A new road being finished within the next few weeks has been described
by engineers as the launch pad to a cleaner city
The jigsaw being put together in the £20 million Connecting the City project is shaping a new road pattern which will discourage traffic coming through the city and persuade drivers to use the ring road.
The new road which will play a major part is already partly constructed - and temporarily called New Cheapside.
It will be completed and permanently christened New Kirkgate once the major trench work near the Midland Hotel comes to an end this month.
And the end result will be a 200 metre stretch from outside the Midland Hotel linking into Bolton Road with traffic diverted over the new bridge deck.
At the same time the leg of Cheapside from Market Street to Forster Square will close permanently and Forster Square will be closed to circulatory traffic from Cheapside to Church Bank.
Mark Wood, project manager for Mowlem plc, main contractors working with Bradford Council on the scheme, said: "This is a very important stage of the project which is going to mean big changes for motorists and get them into the habit of how it is going to be in the future.
"It is the birth of a cleaner and less polluted city and the ring road will be the access to the city rather than across it."
Traffic-locked Petergate will eventually close to make way for the £300 million Broadway shopping scheme but no date has yet been given.

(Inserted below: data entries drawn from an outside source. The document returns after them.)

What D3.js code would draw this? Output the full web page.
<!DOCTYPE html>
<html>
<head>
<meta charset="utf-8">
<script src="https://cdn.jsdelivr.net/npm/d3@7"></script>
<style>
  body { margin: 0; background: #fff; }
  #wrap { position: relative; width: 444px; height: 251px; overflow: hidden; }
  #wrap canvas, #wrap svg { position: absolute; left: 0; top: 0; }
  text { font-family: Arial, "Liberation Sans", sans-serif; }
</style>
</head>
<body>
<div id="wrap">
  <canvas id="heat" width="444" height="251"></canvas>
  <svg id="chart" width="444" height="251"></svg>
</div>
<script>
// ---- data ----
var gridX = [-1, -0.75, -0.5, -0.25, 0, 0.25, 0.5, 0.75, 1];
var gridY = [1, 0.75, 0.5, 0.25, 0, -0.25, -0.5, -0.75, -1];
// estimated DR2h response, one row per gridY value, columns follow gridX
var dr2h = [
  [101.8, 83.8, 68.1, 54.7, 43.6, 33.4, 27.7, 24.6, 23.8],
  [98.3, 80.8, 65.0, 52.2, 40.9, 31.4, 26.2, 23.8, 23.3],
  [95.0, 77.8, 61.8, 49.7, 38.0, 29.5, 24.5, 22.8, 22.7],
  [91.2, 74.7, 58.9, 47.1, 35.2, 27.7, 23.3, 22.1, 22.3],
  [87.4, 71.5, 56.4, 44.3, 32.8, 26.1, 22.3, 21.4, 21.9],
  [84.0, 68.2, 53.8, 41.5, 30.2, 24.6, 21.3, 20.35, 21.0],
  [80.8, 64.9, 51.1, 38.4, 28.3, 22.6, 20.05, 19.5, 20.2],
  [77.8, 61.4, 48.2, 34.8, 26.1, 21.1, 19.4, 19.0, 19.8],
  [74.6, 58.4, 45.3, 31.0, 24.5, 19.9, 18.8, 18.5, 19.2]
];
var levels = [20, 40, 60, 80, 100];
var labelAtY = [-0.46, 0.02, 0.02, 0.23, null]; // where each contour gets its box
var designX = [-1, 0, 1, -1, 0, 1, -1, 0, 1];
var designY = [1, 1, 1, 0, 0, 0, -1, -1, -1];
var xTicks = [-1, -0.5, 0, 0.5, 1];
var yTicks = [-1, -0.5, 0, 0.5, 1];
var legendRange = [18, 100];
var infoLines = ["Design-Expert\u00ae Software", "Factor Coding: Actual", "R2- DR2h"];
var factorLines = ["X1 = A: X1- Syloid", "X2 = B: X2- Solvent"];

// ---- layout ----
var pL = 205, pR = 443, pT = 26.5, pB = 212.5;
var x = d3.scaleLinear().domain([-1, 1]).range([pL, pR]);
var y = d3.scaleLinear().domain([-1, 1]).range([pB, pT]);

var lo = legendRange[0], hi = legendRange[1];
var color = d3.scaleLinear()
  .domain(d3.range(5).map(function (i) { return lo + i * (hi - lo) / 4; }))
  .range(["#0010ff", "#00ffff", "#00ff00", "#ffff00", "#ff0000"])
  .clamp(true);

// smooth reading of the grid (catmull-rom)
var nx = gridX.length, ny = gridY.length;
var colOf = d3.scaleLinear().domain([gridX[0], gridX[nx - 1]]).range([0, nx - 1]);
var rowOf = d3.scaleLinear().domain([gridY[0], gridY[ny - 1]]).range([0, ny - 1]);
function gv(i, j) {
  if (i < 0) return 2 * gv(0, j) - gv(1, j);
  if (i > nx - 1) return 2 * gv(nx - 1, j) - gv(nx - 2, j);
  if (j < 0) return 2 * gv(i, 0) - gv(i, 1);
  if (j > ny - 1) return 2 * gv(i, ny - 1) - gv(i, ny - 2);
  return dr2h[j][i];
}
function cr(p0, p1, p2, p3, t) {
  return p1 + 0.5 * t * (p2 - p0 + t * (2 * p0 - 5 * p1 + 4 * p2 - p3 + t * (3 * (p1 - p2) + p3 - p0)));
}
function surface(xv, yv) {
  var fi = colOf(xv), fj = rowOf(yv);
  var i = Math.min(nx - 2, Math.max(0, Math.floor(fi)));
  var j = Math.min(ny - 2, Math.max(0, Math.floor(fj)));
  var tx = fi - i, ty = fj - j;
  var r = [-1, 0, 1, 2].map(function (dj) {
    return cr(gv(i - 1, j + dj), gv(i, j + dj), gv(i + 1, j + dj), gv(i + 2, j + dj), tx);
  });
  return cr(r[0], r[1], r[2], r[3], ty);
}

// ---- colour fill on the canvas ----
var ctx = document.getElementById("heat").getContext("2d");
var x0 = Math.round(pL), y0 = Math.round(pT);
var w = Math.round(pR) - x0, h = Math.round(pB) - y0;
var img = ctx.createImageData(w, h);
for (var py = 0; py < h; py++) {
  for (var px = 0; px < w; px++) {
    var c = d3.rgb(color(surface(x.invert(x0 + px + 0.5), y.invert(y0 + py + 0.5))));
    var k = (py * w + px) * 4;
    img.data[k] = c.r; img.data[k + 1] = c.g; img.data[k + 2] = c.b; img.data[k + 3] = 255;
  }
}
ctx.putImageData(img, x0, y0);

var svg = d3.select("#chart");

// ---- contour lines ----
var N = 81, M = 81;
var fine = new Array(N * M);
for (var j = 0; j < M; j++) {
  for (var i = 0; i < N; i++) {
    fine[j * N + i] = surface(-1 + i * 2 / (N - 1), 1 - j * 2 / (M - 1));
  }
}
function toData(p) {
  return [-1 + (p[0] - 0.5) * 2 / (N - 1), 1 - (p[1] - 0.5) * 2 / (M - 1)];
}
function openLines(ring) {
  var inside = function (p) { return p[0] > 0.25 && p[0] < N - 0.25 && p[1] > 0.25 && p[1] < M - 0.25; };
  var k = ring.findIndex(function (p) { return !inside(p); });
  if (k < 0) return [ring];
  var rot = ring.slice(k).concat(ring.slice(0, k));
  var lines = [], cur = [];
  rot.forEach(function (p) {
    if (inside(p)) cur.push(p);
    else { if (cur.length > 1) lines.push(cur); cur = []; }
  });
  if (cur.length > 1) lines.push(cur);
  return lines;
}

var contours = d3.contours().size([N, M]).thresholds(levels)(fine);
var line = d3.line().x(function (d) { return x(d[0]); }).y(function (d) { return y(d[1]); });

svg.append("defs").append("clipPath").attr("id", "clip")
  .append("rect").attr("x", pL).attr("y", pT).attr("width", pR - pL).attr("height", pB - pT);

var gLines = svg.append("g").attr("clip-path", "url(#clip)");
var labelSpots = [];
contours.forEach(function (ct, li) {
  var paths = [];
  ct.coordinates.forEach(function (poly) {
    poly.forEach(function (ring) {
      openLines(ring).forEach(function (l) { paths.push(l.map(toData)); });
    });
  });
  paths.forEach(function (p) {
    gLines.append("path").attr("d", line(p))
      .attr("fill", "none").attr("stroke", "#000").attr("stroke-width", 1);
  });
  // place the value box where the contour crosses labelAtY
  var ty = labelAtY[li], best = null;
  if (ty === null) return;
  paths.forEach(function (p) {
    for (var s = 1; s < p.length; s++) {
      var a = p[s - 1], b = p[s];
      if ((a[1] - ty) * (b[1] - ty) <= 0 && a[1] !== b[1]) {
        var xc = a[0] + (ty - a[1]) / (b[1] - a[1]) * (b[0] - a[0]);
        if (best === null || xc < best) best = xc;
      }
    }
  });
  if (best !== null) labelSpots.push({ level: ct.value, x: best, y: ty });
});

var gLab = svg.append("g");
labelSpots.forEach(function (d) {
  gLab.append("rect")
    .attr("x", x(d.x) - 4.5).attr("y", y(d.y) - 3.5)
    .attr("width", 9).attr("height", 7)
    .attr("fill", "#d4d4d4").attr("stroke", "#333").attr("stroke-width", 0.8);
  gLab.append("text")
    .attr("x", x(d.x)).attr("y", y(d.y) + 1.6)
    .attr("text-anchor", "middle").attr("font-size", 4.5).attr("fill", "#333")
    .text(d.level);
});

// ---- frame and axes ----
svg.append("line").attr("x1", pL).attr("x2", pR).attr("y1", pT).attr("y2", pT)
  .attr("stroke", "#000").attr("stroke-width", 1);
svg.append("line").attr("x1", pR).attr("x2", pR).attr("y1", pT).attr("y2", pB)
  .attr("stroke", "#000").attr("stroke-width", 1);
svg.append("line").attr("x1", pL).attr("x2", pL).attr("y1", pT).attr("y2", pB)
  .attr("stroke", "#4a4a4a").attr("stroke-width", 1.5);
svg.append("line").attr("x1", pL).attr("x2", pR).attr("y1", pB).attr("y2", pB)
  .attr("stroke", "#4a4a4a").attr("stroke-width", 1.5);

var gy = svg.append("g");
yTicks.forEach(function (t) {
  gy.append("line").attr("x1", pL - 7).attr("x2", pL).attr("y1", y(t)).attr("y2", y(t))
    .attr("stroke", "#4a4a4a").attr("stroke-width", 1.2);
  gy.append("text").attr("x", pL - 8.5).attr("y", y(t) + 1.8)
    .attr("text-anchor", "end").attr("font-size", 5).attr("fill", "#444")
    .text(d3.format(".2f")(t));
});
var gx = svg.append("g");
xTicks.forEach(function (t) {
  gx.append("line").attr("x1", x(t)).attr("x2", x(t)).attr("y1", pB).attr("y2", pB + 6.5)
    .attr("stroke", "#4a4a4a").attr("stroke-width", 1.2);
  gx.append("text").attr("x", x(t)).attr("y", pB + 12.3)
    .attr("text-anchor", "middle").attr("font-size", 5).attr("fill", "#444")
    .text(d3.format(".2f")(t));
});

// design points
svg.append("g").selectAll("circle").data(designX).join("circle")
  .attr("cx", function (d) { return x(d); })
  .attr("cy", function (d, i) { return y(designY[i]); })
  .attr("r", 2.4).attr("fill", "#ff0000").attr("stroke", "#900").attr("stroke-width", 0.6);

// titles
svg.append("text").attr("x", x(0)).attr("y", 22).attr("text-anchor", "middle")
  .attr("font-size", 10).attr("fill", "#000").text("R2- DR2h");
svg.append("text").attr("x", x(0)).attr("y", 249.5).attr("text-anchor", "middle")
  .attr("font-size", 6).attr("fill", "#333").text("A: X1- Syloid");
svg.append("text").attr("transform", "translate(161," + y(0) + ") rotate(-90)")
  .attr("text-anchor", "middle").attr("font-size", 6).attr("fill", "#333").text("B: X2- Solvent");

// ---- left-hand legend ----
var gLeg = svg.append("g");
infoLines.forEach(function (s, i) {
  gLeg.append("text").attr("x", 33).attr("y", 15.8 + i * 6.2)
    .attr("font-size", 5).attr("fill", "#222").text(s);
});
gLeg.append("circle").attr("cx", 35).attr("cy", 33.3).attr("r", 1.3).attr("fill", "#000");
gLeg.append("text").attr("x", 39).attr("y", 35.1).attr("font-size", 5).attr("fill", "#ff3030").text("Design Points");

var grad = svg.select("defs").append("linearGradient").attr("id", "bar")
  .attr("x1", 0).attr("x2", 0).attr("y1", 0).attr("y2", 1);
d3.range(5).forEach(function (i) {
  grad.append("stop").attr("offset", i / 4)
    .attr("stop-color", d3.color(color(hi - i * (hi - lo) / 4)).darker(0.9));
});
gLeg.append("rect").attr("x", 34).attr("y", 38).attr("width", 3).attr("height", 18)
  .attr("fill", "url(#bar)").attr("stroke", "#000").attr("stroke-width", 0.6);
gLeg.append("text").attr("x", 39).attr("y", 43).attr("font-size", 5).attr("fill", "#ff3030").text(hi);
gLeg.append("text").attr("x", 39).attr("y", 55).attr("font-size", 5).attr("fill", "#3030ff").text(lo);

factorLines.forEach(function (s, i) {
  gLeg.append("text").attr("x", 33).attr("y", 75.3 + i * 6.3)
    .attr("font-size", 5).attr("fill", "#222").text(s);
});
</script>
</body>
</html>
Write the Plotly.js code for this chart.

But Mr Wood said: "Even before the road is shut the things we are doing now are going to drastically reduce the traffic."
Drivers are also being warned that for one of the first times since it was built, the ring road will be fully closed to traffic for about two weeks from March 21 during the night.
Diversions are being arranged during the closure of the route between the Canal Road-Shipley Airedale road junction to Croft Street.
During the closure ten gantries will be removed from the road and cleaned. They will be returned bearing signs about the new road network.
Mowlem public liaison officer Martin Thornton said: "Everything is going well and moving forward. It is a major civil engineering project and the level of co-ordination and co-operation has been excellent throughout."
The Connecting the City project is preparing the infrastructure for the vast shopping centre recently taken over by Westfield, the world's biggest retail centre operator.
The contract to demolish properties to clear the site has not yet been awarded by Westfield.